Digital Transformation for Nigerian SMEs: Where to Start

Introduction
Digital transformation is no longer optional for Nigerian SMEs—it is a necessity. With rising customer expectations, the proliferation of digital payment platforms, and increasing competition from tech-enabled entrants, SMEs must rethink how they operate, engage with customers, and scale efficiently. Yet, transformation fails when businesses adopt technology for its own sake, rather than as a strategic tool aligned with core goals.

Why Nigerian SMEs Need Digital Transformation

  • Operational Efficiency: Automating repetitive processes reduces human error and frees management bandwidth for strategic decision-making.
  • Customer Experience: Nigerian consumers now expect fast, responsive, and seamless digital interactions. Companies that fail to deliver risk losing market share to digitally-enabled competitors.
  • Data-Driven Decisions: Digital platforms generate insights that enable SMEs to optimise inventory, pricing, marketing, and customer engagement in real-time.
  • Access to Capital: Investors increasingly evaluate digital readiness as part of risk assessment. A business that is digitally mature is more likely to attract capital.

Where to Start

  1. Map Your Business Needs: Begin with operations and customer journey mapping. Identify pain points—inventory management, customer engagement, payments, or logistics—and select digital solutions that address these directly.
  2. Prioritise Customer-Facing Solutions: Online ordering, digital payments, and responsive customer support channels yield the fastest impact on revenue and satisfaction.
  3. Adopt Cloud-Based Systems: For SMEs with limited IT budgets, cloud solutions such as Xero for accounting, Zoho or HubSpot for CRM, and Google Workspace for collaboration are affordable and scalable.
  4. Pilot, Measure, Scale: Test one or two digital solutions first. Monitor results, learn, and then scale gradually to avoid technology fatigue or failed adoption.
  5. Up-skill Your Team: Digital adoption requires a workforce that understands how to use the tools effectively.

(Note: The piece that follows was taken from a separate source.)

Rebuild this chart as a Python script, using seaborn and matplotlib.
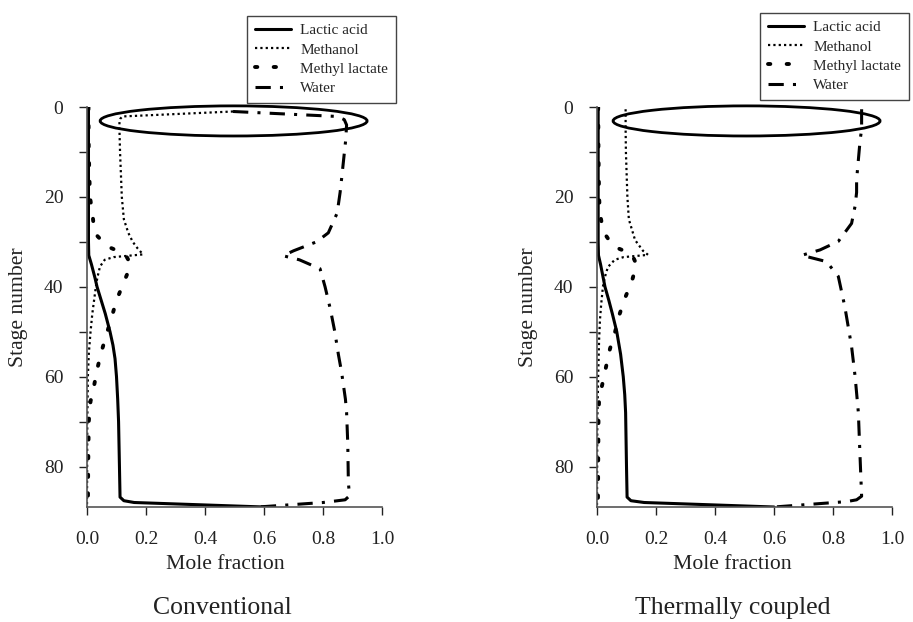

Invest in training and create a culture of digital literacy.

Common Pitfalls to Avoid

  1. Choosing technology based on trends rather than needs
  2. Ignoring data privacy and regulatory compliance (NDPC guidelines)
  3. Implementing systems customers cannot easily access or use

Conclusion
Digital transformation is a journey, not a one-time project. Nigerian SMEs that start small, focus on customer impact, and measure outcomes can unlock operational efficiencies, improve competitiveness, and future-proof their business.